Jan Hertoghs en het universele van het lokale
Jan Hertoghs, ‘Alles voor de Kempen’
Recent dienden we afscheid te nemen van de Nederlandse journalist Wim Kayzer (1946-2013). Kayzer was een man die het lange gesprek niet schuwde. Zo bekende schrijver Gabriel Garcia Márquez dat hij na afloop van het interview – in het kader van de VPRO-televisiereeks ‘Nauwgezet en wanhopig’ (’89) – met Kayzer zich uitgeput voelde. Wie nu de conversatie tussen Márquez en Kayzer bekijkt zal merken dat die marathonsessie pertinente uitspraken opleverde. De Columbiaanse schrijver spreekt omstandig over de wereld waarin hij opgroeide. Het dorp van zijn grootvader. Het dorp dat hem de grondstof opleverde voor zijn roman ‘Honderd jaar eenzaamheid’ (’67).
Voorzichtige argwaan
Hoewel Marquez’ wereld niet de onze is, herkennen we hem. Eenzelfde fenomeen doet zich voor tijdens het lezen van Jan Hertoghs’ ‘Alles voor de kempen’. Hertoghs (1953) leverde voor het weekblad Humo reportages af die net iets langer bleven hangen in het geheugen dan het gemiddelde artikel. Over mensen die niet of amper telefoneerden, over autobestuurders die jaarlijks niet meer dan duizend kilometer aflegden of burgers die huizen betrokken op geïsoleerde locaties.
Die voorzichtige argwaan loopt als een rode draad doorheen ‘Alles voor de kempen’. Een boek dat opgezet is als een conversatie over de dood heen tussen Hertoghs en zijn grootvader, postmeester van Tielen. De korte brieven van de postmeester naar zijn dochter (en Hertoghs moeder) in Antwerpen vormen de basis waarrond observaties en herinneringen gesponnen worden. We leren zijn grootvader kennen als een man afkerig van het expliciteren van emoties. Zelden beslaan zijn briefjes meer dan een handvol zinnen.
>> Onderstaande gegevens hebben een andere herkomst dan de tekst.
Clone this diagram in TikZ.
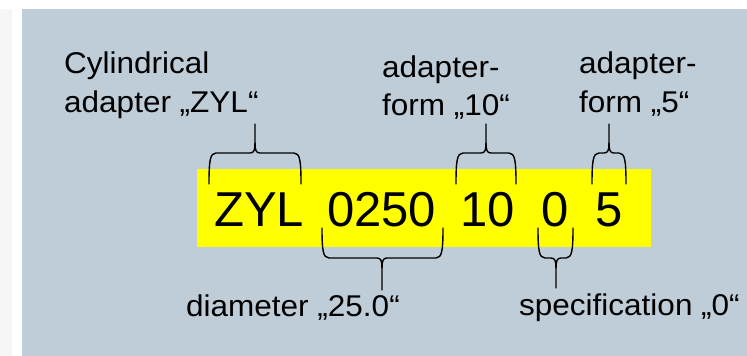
\documentclass[tikz,border=0pt]{standalone}
\usepackage{fontspec}
\setmainfont{Liberation Sans}
\newfontfamily\labelfont[FakeStretch=1.05]{Liberation Sans}
\definecolor{bgblue}{RGB}{191,205,216}
\definecolor{hlyellow}{RGB}{255,255,0}
\definecolor{margingray}{RGB}{246,246,246}
% #1 x1, #2 x2, #3 xc, #4 y of leg ends, #5 y of bar, #6 y of tip, #7 1=top,-1=bottom
\newcommand\codebrace[7]{%
  \draw[bracestyle] (#1,#4) .. controls (#1,{#5+8*(#7)}) and ({#1+1},#5) .. ({#1+7},#5)
     -- ({#3-5},#5) .. controls ({#3-1},#5) and (#3,{#5-3*(#7)}) .. (#3,{#5-10*(#7)}) -- (#3,#6);
  \draw[bracestyle] (#2,#4) .. controls (#2,{#5+8*(#7)}) and ({#2-1},#5) .. ({#2-7},#5)
     -- ({#3+5},#5) .. controls ({#3+1},#5) and (#3,{#5-3*(#7)}) .. (#3,{#5-10*(#7)});
}
\begin{document}
\begin{tikzpicture}[x=1pt,y=-1pt,
  lbl/.style={anchor=base west,inner sep=0pt,font=\labelfont\fontsize{30}{36}\selectfont},
  code/.style={anchor=base,inner sep=0pt,font=\fontsize{49}{58}\selectfont},
  bracestyle/.style={line width=1.4pt,line join=round,line cap=round}]
\useasboundingbox (0,0) rectangle (747,356);
\fill[white] (0,0) rectangle (747,356);
\fill[margingray] (0,9) rectangle (12,356);
\fill[bgblue] (22,9) rectangle (747,356);
\fill[hlyellow] (197,169) rectangle (651,247);
% code text
\node[code] (zyl) at (259,226) {ZYL};
\node[code] (dia) at (381.5,226) {0250};
\node[code] (form) at (487.5,226) {10};
\node[code] (spec) at (555,226) {0};
\node[code] (form2) at (609.5,226) {5};
% labels
\node[lbl] (l1a) at (64,73) {Cylindrical};
\node[lbl] (l1b) at (64,112) {adapter „ZYL“};
\node[lbl] (l2a) at (382,77) {adapter-};
\node[lbl] (l2b) at (382,115) {form „10“};
\node[lbl] (l3a) at (579,73) {adapter-};
\node[lbl] (l3b) at (579,112) {form „5“};
\node[lbl] (l4) at (186,316) {diameter „25.0“};
\node[lbl] (l5) at (519,315) {specification „0“};
% braces
\codebrace{209}{301}{255}{184}{153}{124}{1}
\codebrace{456}{516}{486}{184}{153}{124}{1}
\codebrace{592}{626}{609}{184}{153}{124}{1}
\codebrace{322}{443}{382}{228}{258}{290}{-1}
\codebrace{538}{573}{556}{228}{258}{288}{-1}
\end{tikzpicture}
\end{document}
‘Beste Allemaal – Een kaartje uit Tielen zal wel wellekom zijn, denk ik. Onderpastoor Polus is verleden week met de velo gevallen aan de zustersschool waar hij mis ging lezen, ze hebben hem moeten oprapen en bij de zusters binnenbrengen (lichte hersenschudding). Hier anders geen bijzonder nieuws […] Ik moet wel dat schrijven onderhouden, ik moet me aan die stylo blijven gewennen.’
Weinig spektakel
De wereld die Hertoghs evoceert in dit boek bevat even weinig spektakelgehalte als bovenstaande passage. En toch. Tijdens het lezen dachten we vaak terug aan een scène uit Jacques Tati’s film ‘Mon Oncle’ (’58). Een straatveger is verwikkeld in een conversatie met een dorpsinwoner. Tien minuten later brengt de Fransman de man opnieuw in beeld, nog steeds is de conversatie gaande. Nog twaalf minuten later is de babbel nog steeds niet voorbij.
Het is een beeld van mensen die danig betrokken zijn op elkaar en hun omgeving dat de klok op hen geen vat heeft. Zo is dit ook in ‘Alles over de Kempen’. Tegelijkertijd levert deze vorm van surplace ook een merkwaardig soort humor op. Wanneer Hertoghs in ’97 de Persprijs ontvangt viert hij dit in Berlaar:
‘Stad en Kempen in één, beter kan niet […] Ik zie ons nog zitten op het eind, met voor iedereen friet in frituur ’t Frituurke. In een dorp hebben ze een hekel aan lang naar een naam zoeken.’
‘Alles voor de kempen’ is een moeilijk te plaatsen boek. Is het een papieren monument voor een verdwenen wereld? Of is het net omgekeerde: een herinnering dat diversiteit ook te vinden is op locaties die we meestal verstrooid voorbijrijden? Het vreemde is: alhoewel we amper een paar keer de Kempen bezochten voelt Hertoghs’ universum vertrouwd aan.
Ook wij kennen de microkosmos van cafés waar je vreemd wordt bekeken tot wanneer je overschakelt op het lokale dialect. We maken ons sterk dat dezelfde fenomenen opdoken in het dorp waar Márquez zijn inspiratie haalde om zijn ‘Honderd jaar eenzaamheid’ te schrijven. Wie immers goed observeert, zal onbewust in het lokale het universele spotten. We zijn immers allemaal hetzelfde. Enfin, min of meer.